Another short episode from the Fun with TEA dept:
I've connected this reference board (indeed this is five references in parallel to reduce noise and average the nominal 5V) to the four HP34401As:
This is the result over a few hours with less ambient temperature change than yesterdays experiment:
One vertical division equals 1ppm (5uV out of 5V). So they're all agree within 17ppm of their reading, while the average is about 20ppm from the nominal 5V. Pretty good for non-adjusted 5V reference chips.
DMM #3 (blue) has more noise than the others. It's also got an older firmware than the others, don't know if this correlates.
DMM #1 (green) shows some jumps of 1 ... 2ppm at some points, so does DMM #2 (yellow) but less amplitude.

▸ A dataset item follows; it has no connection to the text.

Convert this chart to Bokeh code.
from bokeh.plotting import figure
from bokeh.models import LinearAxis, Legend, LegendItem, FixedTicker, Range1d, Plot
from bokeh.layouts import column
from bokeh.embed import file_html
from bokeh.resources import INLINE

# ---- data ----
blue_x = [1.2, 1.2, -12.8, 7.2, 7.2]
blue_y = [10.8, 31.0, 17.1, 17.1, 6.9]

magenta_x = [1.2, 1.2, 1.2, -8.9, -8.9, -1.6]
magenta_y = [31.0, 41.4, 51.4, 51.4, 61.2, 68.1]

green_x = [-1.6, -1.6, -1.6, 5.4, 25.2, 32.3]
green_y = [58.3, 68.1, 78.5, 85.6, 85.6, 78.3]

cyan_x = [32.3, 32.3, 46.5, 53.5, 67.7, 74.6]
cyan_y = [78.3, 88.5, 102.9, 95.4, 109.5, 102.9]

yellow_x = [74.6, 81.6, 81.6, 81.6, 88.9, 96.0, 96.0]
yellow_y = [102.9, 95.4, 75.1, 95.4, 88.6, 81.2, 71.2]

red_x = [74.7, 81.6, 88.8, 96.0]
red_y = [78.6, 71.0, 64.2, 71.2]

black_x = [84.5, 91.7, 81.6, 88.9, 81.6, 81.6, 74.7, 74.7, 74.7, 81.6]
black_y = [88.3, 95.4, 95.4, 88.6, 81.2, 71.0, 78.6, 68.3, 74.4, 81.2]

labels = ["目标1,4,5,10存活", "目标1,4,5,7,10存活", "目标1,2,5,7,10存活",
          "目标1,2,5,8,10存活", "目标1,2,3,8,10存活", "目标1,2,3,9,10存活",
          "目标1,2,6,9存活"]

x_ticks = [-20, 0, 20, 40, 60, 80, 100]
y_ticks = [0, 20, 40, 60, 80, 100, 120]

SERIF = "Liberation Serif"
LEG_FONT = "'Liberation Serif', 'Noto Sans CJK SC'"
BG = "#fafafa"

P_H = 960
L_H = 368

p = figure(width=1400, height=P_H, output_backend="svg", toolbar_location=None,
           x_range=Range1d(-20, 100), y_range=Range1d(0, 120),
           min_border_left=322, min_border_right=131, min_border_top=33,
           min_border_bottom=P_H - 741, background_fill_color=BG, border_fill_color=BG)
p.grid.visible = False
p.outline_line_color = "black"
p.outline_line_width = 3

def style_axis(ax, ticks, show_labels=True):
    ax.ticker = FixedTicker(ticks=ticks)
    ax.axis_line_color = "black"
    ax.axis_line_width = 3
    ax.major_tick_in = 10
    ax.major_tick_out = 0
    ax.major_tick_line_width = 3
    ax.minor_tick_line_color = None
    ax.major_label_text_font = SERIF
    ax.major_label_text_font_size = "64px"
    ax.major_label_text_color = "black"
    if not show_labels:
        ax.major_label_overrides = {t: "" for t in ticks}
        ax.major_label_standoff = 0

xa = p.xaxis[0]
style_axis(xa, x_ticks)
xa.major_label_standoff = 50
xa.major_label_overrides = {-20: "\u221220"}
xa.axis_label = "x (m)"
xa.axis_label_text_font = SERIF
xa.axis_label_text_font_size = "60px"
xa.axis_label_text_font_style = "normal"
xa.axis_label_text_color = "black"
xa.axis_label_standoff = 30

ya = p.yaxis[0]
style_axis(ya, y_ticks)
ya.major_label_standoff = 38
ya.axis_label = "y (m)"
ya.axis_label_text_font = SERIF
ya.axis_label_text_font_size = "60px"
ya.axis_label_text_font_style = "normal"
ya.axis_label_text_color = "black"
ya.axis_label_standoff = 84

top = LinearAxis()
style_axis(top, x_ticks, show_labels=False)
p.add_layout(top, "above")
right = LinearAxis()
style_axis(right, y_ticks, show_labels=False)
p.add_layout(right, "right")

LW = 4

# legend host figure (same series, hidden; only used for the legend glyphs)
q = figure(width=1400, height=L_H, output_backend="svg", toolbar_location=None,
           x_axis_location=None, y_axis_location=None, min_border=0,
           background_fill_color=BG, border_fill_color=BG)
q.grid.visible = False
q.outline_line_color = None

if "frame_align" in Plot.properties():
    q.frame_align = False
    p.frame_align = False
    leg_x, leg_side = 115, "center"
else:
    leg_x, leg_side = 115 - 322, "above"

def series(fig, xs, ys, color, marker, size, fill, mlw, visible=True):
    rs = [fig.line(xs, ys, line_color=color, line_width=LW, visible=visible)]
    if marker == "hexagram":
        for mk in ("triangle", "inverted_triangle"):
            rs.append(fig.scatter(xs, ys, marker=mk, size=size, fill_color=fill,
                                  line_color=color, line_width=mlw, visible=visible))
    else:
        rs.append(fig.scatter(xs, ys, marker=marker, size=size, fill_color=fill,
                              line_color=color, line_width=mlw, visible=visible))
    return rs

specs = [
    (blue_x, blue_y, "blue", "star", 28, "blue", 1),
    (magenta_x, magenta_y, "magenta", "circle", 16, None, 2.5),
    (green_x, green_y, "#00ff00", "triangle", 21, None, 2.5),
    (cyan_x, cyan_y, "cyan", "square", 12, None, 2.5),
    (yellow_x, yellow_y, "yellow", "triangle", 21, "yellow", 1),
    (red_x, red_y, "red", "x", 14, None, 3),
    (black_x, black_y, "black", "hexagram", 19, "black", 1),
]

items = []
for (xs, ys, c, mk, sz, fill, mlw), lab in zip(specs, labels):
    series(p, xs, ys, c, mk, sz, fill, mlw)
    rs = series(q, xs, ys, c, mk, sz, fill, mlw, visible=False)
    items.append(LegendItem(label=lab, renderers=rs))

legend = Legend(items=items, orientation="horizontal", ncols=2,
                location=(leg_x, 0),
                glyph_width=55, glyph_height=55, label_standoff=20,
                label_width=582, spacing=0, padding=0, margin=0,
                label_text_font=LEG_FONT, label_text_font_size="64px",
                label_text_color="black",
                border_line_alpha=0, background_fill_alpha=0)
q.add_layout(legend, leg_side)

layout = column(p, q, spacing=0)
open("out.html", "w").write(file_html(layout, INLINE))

DMM #4 (red) just looks fine.
All curves drift roughly the same direction and amount, so I'd attribute this to the 5V references, not the DMMs.
In yesterdays experiment, the green curve showed these jumps, and the blue one was more noisy - same as here, so it's the DMMs property.
Vertical division equals 1ppm here, too.
BTW
The logged data has more digits (seven) than the HP34401A shows (6 1/2) and is specified for (5 1/2). They default to show 5 1/2 digits after power on, you can set them to show 6 1/2 digits. IMO these plots show the 6 1/2 digits are indeed useful with these instruments.